GraphQL: the schema is the contract

Where REST spreads its contract across many endpoints, GraphQL concentrates it in a typed schema. Queries read data, mutations write data, and subscriptions push real-time updates.

Loading diagram...

The piece that trips people up is error handling. A GraphQL response always comes back as HTTP 200. If a field fails, that field returns null and the error goes in an errors array alongside the partial data. Your client code needs to handle both the data and the errors in every response.

The security concern specific to GraphQL is query depth. A malicious client can send a deeply nested query (user -> friends -> friends -> friends -> posts -> comments -> ...) that explodes your server's memory. Set a depth limit. Most GraphQL servers have a plugin for this.

Authentication: proving who you are

Loading diagram...

The progression from worst to best, roughly:

Basic auth sends username:password as base64 in every request.
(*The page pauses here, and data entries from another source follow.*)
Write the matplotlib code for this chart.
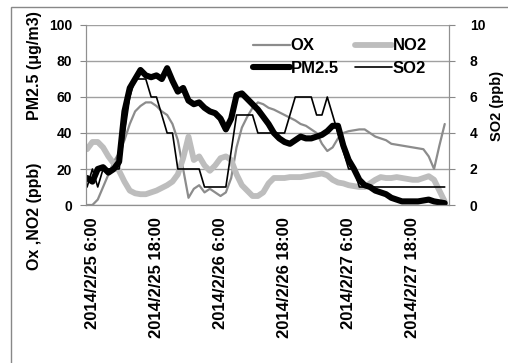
import matplotlib
matplotlib.use("Agg")
import matplotlib.pyplot as plt
from matplotlib.patches import Rectangle

plt.rcParams['font.family'] = ['Liberation Sans', 'DejaVu Sans']
plt.rcParams['font.weight'] = 'bold'

# hourly data, hour counted from 2014/2/25 0:00
hours = list(range(5, 73))

pm25 = [15, 13, 20, 21, 18, 20, 24, 52, 65, 70,
        75, 72, 71, 72, 70, 76, 69, 63, 65, 58,
        56, 57, 54, 52, 51, 48, 42, 48, 61, 62,
        59, 56, 53, 49, 45, 40, 37, 35, 34, 36,
        38, 37, 37, 38, 39, 41, 44, 44, 33, 25,
        20, 14, 11, 10, 8, 7, 6, 4, 3, 2,
        2, 2, 2, 2.5, 3, 2, 1.5, 1]

ox = [0, 0, 3, 10, 17, 24, 29, 36, 45, 52,
      55, 57, 57, 55, 52, 50, 45, 36, 20, 4,
      9, 11, 7, 9, 7, 5, 7, 15, 32, 43,
      49, 54, 57, 56, 54, 53, 51.5, 50, 48.5, 47,
      45, 44, 42, 40, 34, 30, 32, 37, 40, 41,
      41.5, 42, 42, 40, 38, 37, 36, 34, 33.5, 33,
      32.5, 32, 31.5, 31, 27, 20, 33, 45]

no2 = [31, 35, 35, 32, 27, 23, 19, 13, 8, 6.5,
       6, 6, 7, 8, 9.5, 11, 13, 17, 26, 38,
       25, 27, 22, 19, 22, 26, 27, 25, 17, 11,
       8, 5, 5, 7, 12, 15, 15, 15, 15.5, 15.5,
       15.5, 16, 16.5, 17, 17.5, 16.5, 14, 12.5, 12, 11,
       10.5, 10, 10, 12, 14, 15.5, 15, 15, 15.5, 15,
       14.5, 14, 14, 15, 16, 14, 8, 2]

so2 = [1, 2, 1, 2, 2, 2, 2, 4, 6, 7,
       7, 7, 6, 6, 5, 4, 4, 2, 2, 2,
       2, 2, 1, 1, 1, 1, 1, 3, 5, 5,
       5, 5, 4, 4, 4, 4, 4, 4, 5, 6,
       6, 6, 6, 5, 5, 6, 5, 4, 3, 2,
       2, 1, 1, 1, 1, 1, 1, 1, 1, 1,
       1, 1, 1, 1, 1, 1, 1, 1]

tick_hours = [6, 18, 30, 42, 54, 66]
tick_labels = ['2014/2/25 6:00', '2014/2/25 18:00', '2014/2/26 6:00',
               '2014/2/26 18:00', '2014/2/27 6:00', '2014/2/27 18:00']

W, H = 508, 363
fig = plt.figure(figsize=(W / 100, H / 100), dpi=100)
ax = fig.add_axes([86 / W, 1 - 205 / H, (449 - 86) / W, 180 / H])

line_kw = dict(solid_joinstyle='round', solid_capstyle='round')
l_ox, = ax.plot(hours, ox, color='#8c8c8c', lw=1.6, label='OX', **line_kw)
l_no2, = ax.plot(hours, no2, color='#bdbdbd', lw=4.2, label='NO2', **line_kw)
l_pm, = ax.plot(hours, pm25, color='black', lw=4.4, label='PM2.5', **line_kw)

ax2 = ax.twinx()
l_so2, = ax2.plot(hours, so2, color='black', lw=1.2, label='SO2', **line_kw)

ax.set_xlim(4.8, 72.8)
ax.set_ylim(0, 100)
ax.set_yticks(range(0, 101, 20))
ax2.set_ylim(0, 10)
ax2.set_yticks(range(0, 11, 2))

ax.grid(axis='y', color='#a0a0a0', lw=1)
ax.set_axisbelow(True)

ax.set_xticks(tick_hours)
ax.set_xticklabels(tick_labels, rotation=90, fontsize=12, fontweight='bold')
ax.tick_params(axis='x', length=0, pad=9)
ax.tick_params(axis='y', length=4, color='#888888', labelsize=10, pad=6)
ax2.tick_params(axis='y', length=4, color='#888888', labelsize=10, pad=11)

for a in (ax, ax2):
    a.spines['top'].set_visible(False)
    for side in ('left', 'right', 'bottom'):
        a.spines[side].set_color('#909090')

ax.legend([l_ox, l_pm, l_no2, l_so2], ['OX', 'PM2.5', 'NO2', 'SO2'],
          ncol=2, loc='upper left', bbox_to_anchor=(0.46, 0.925),
          frameon=False, fontsize=12, handlelength=2.2, handletextpad=0.05,
          columnspacing=1.0, labelspacing=0.45, borderpad=0, borderaxespad=0)

fig.text(35 / W, 1 - 66 / H, 'PM2.5 (μg/m3)', rotation=90, ha='center',
         va='center', fontsize=11.5, fontweight='bold')
fig.text(35 / W, 1 - 216 / H, 'Ox ,NO2 (ppb)', rotation=90, ha='center',
         va='center', fontsize=11.5, fontweight='bold')
fig.text(497 / W, 1 - 106 / H, 'SO2 (ppb)', rotation=90, ha='center',
         va='center', fontsize=10.5, fontweight='bold')

fig.patches.append(Rectangle((11 / W, -0.1), 1.0, 1 - 7 / H + 0.1,
                             transform=fig.transFigure, fill=False,
                             ec='#888888', lw=1))

fig.savefig('out.png', dpi=100)
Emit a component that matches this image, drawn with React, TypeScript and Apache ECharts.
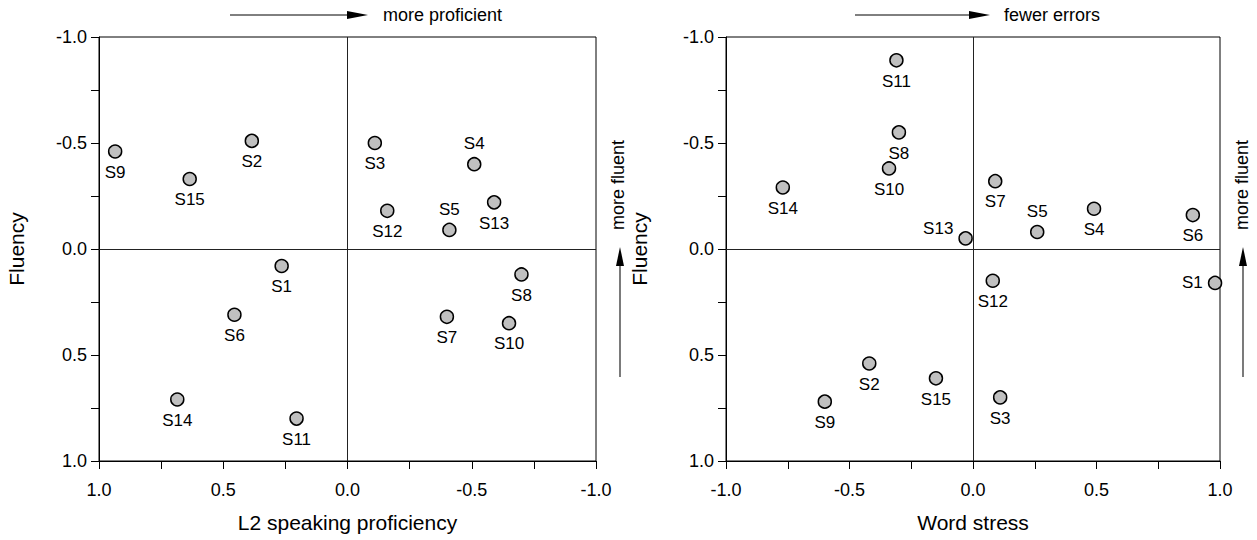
import React, { useEffect, useRef } from "react";
import * as echarts from "echarts";

const names = ["S1","S2","S3","S4","S5","S6","S7","S8","S9","S10","S11","S12","S13","S14","S15"];
// Left panel: L2 speaking proficiency vs Fluency
const profX = [0.265, 0.385, -0.11, -0.51, -0.41, 0.455, -0.40, -0.70, 0.935, -0.65, 0.205, -0.16, -0.59, 0.685, 0.635];
const profFluency = [0.08, -0.51, -0.50, -0.40, -0.09, 0.31, 0.32, 0.12, -0.46, 0.35, 0.80, -0.18, -0.22, 0.71, -0.33];
// Right panel: Word stress vs Fluency
const stressX = [0.98, -0.42, 0.11, 0.49, 0.26, 0.89, 0.09, -0.30, -0.60, -0.34, -0.31, 0.08, -0.03, -0.77, -0.15];
const stressFluency = [0.16, 0.54, 0.70, -0.19, -0.08, -0.16, -0.32, -0.55, 0.72, -0.38, -0.89, 0.15, -0.05, -0.29, 0.61];

const axisTitles = { left: "L2 speaking proficiency", right: "Word stress", y: "Fluency" };
const annotations = { left: "more proficient", right: "fewer errors", vertical: "more fluent" };

// label placement (style only)
const leftLabelPos: Record<string, string> = { S4: "top", S5: "top" };
const rightLabelPos: Record<string, string> = { S5: "top", S13: "left", S1: "left" };

const FONT = "'Liberation Sans', Arial, sans-serif";

function fmt(v: number) {
  const d = v * 2;
  if (Math.abs(d - Math.round(d)) < 1e-9) return v.toFixed(1);
  return "";
}

function buildData(xs: number[], ys: number[], pos: Record<string, string>) {
  return names.map((n, i) => {
    const p = pos[n] || "bottom";
    const label: any = { position: p };
    if (n === "S13" && p === "left") label.offset = [0, -10];
    return { name: n, value: [xs[i], ys[i]], label };
  });
}

export default function App() {
  const ref = useRef<HTMLDivElement>(null);
  useEffect(() => {
    if (!ref.current) return;
    const chart = echarts.init(ref.current, null, { renderer: "svg" });
    const xAxisBase = (inverse: boolean, name: string, gridIndex: number) => ({
      type: "value",
      gridIndex,
      min: -1,
      max: 1,
      interval: 0.25,
      inverse,
      name,
      nameLocation: "middle",
      nameGap: 51,
      nameTextStyle: { fontSize: 21, color: "#000", fontFamily: FONT },
      axisLine: { onZero: false, lineStyle: { color: "#000", width: 1 } },
      axisTick: { show: true, length: 8, lineStyle: { color: "#000" } },
      axisLabel: { formatter: fmt, fontSize: 18, color: "#000", fontFamily: FONT, margin: 20 },
      splitLine: { show: false },
    });
    const yAxisBase = (gridIndex: number, nameGap: number) => ({
      type: "value",
      gridIndex,
      min: -1,
      max: 1,
      interval: 0.25,
      inverse: true,
      name: axisTitles.y,
      nameLocation: "middle",
      nameGap,
      nameTextStyle: { fontSize: 21, color: "#000", fontFamily: FONT },
      axisLine: { onZero: false, lineStyle: { color: "#000", width: 1 } },
      axisTick: { show: true, length: 8, lineStyle: { color: "#000" } },
      axisLabel: { formatter: fmt, fontSize: 18, color: "#000", fontFamily: FONT, margin: 12 },
      splitLine: { show: false },
    });
    const seriesBase = (idx: number, data: any[]) => ({
      type: "scatter",
      xAxisIndex: idx,
      yAxisIndex: idx,
      data,
      symbol: "circle",
      symbolSize: 13,
      itemStyle: { color: "#c0c0c0", borderColor: "#000", borderWidth: 1.5, opacity: 1 },
      label: {
        show: true,
        formatter: "{b}",
        fontSize: 17,
        color: "#000",
        fontFamily: FONT,
        distance: 5,
      },
      markLine: {
        silent: true,
        symbol: "none",
        label: { show: false },
        lineStyle: { color: "#222", width: 1, type: "solid" },
        data: [{ xAxis: 0 }, { yAxis: 0 }],
      },
      emphasis: { disabled: true },
    });
    const arrowColor = "#222";
    const graphic: any[] = [
      { type: "line", shape: { x1: 230, y1: 15, x2: 350, y2: 15 }, style: { stroke: "#000", lineWidth: 1 } },
      { type: "polygon", shape: { points: [[347, 11], [368, 15], [347, 19]] }, style: { fill: "#000" } },
      { type: "text", x: 383, y: 15, style: { text: annotations.left, fontSize: 18, fontFamily: FONT, fill: "#000", verticalAlign: "middle", align: "left" } },
      { type: "line", shape: { x1: 855, y1: 15, x2: 975, y2: 15 }, style: { stroke: "#000", lineWidth: 1 } },
      { type: "polygon", shape: { points: [[969, 11], [990, 15], [969, 19]] }, style: { fill: "#000" } },
      { type: "text", x: 1004, y: 15, style: { text: annotations.right, fontSize: 18, fontFamily: FONT, fill: "#000", verticalAlign: "middle", align: "left" } },
      { type: "line", shape: { x1: 620, y1: 377, x2: 620, y2: 262 }, style: { stroke: arrowColor, lineWidth: 1.2 } },
      { type: "polygon", shape: { points: [[616, 266], [620, 247], [624, 266]] }, style: { fill: "#000" } },
      { type: "text", x: 618, y: 185, rotation: Math.PI / 2, style: { text: annotations.vertical, fontSize: 18, fontFamily: FONT, fill: "#000", verticalAlign: "middle", align: "center" } },
      { type: "line", shape: { x1: 1243, y1: 377, x2: 1243, y2: 262 }, style: { stroke: arrowColor, lineWidth: 1.2 } },
      { type: "polygon", shape: { points: [[1239, 266], [1243, 247], [1247, 266]] }, style: { fill: "#000" } },
      { type: "text", x: 1242, y: 185, rotation: Math.PI / 2, style: { text: annotations.vertical, fontSize: 18, fontFamily: FONT, fill: "#000", verticalAlign: "middle", align: "center" } },
    ];
    chart.setOption({
      animation: false,
      backgroundColor: "#fff",
      textStyle: { fontFamily: FONT },
      grid: [
        { left: 99, top: 37, width: 497, height: 424, show: true, borderColor: "#000", borderWidth: 1, backgroundColor: "transparent" },
        { left: 726, top: 37, width: 494, height: 424, show: true, borderColor: "#000", borderWidth: 1, backgroundColor: "transparent" },
      ],
      xAxis: [xAxisBase(true, axisTitles.left, 0), xAxisBase(false, axisTitles.right, 1)],
      yAxis: [yAxisBase(0, 72), yAxisBase(1, 76)],
      series: [
        seriesBase(0, buildData(profX, profFluency, leftLabelPos)),
        seriesBase(1, buildData(stressX, stressFluency, rightLabelPos)),
      ],
      graphic,
    });
    return () => chart.dispose();
  }, []);
  return <div ref={ref} style={{ position: "fixed", left: 0, top: 0, width: 1257, height: 540, background: "#fff" }} />;
}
It's only acceptable over HTTPS, and even then, only for internal tools or machine-to-machine calls.

API keys are strings you pass in a header. Simple, but dangerous if leaked -- there's no built-in expiration, no scoping, no rotation. Fine for read-only public APIs. Not for anything with write access.

Session-based auth creates a session on the server after login and sends a session ID as a cookie. The server stores session state, usually in Redis because of its speed and built-in TTL (time-to-live) for automatic expiration. The downside is statefulness -- every request needs to hit the session store.

JWT tokens are the current standard. A signed JSON object containing the user's identity and claims. The server doesn't store anything -- it just verifies the signature. Access tokens are short-lived (15 minutes), refresh tokens are long-lived (days to weeks). Store refresh tokens in HTTP-only cookies, not localStorage, because JavaScript can't read HTTP-only cookies and that blocks XSS attacks.

Authorization: deciding what you can do

Authentication tells you who someone is. Authorization tells you what they're allowed to do.

RBAC (role-based) assigns permissions to roles. Admin can do everything, Editor can create and update, Viewer can only read. Simple, covers 80% of use cases.

ABAC (attribute-based) makes decisions dynamically based on attributes: department, location, time of day, risk score. More flexible, much more complex.

ACL (access control lists) attaches permissions to specific resources. Google Drive does this -- each file has its own list of who can view, edit, or share it.

Loading diagram...

OAuth2 is an authorization framework, not an authentication protocol -- a distinction people constantly get wrong. It lets a user grant a third-party app limited access to their resources. "Allow Vercel to read my GitHub repos" is OAuth2. It gives you an access token for permission, but it doesn't tell you who the user is.

OpenID Connect (OIDC) is the authentication layer on top of OAuth2. It adds an ID token (a JWT with the user's identity). If OAuth2 is a hotel key card (access to the room), OIDC is the key card plus the guest register (who's in the room).

SSO (single sign-on) is a UX pattern, not a protocol. It means one login works across multiple services. Usually built with OIDC or SAML under the hood.

Security: the layers that keep things running

Security isn't a feature you add. It's a quality of the entire system. Here's what a production API needs:

Rate limiting caps how many requests a client can make per time window. Without it, a single client can overwhelm your server, whether intentionally (DDoS) or accidentally (a bug in a retry loop). I usually set limits per API key and per IP.

CORS (Cross-Origin Resource Sharing) controls which browser domains can call your API. By default, browsers block cross-origin requests. Your API needs to explicitly allow the domains that should have access. Set this too loose (Access-Control-Allow-Origin: *) and any website can make requests to your API.

Injection prevention is about never trusting user input. Use parameterized queries or an ORM -- never concatenate user input into a SQL string. This applies to NoSQL too; MongoDB has its own injection patterns.

CSRF tokens prevent a malicious site from making requests on behalf of a logged-in user. The server generates a unique token for each form/session, and the request must include it. Since the attacker's site can't read the token, it can't forge the request.

Input validation blocks XSS (cross-site scripting) by sanitizing user-submitted content. Any field that accepts text and renders it back to other users (comments, profile bios, forum posts) is an attack surface. Strip or escape HTML and JavaScript before storing or rendering.

WAFs (web application firewalls) sit at the edge and filter traffic based on patterns. They catch common attack signatures before the request reaches your application.

VPNs keep internal admin tools off the public internet entirely. Your admin dashboard, your database management UI, your monitoring tools -- these should only be accessible through a VPN.

Loading diagram...

None of these layers alone is sufficient. The point is depth -- if one layer fails or gets bypassed, the next one catches it. The attacker has to get through all of them, and that's a much harder problem than getting through any single one.

The uncomfortable truth

Most API security breaches don't happen because of sophisticated attacks. They happen because someone forgot to validate input on one endpoint, or left an API key in a GitHub commit, or set CORS to allow everything during development and never tightened it. The boring, repetitive work of applying these patterns consistently across every endpoint is what actually keeps systems secure. There's no shortcut for that.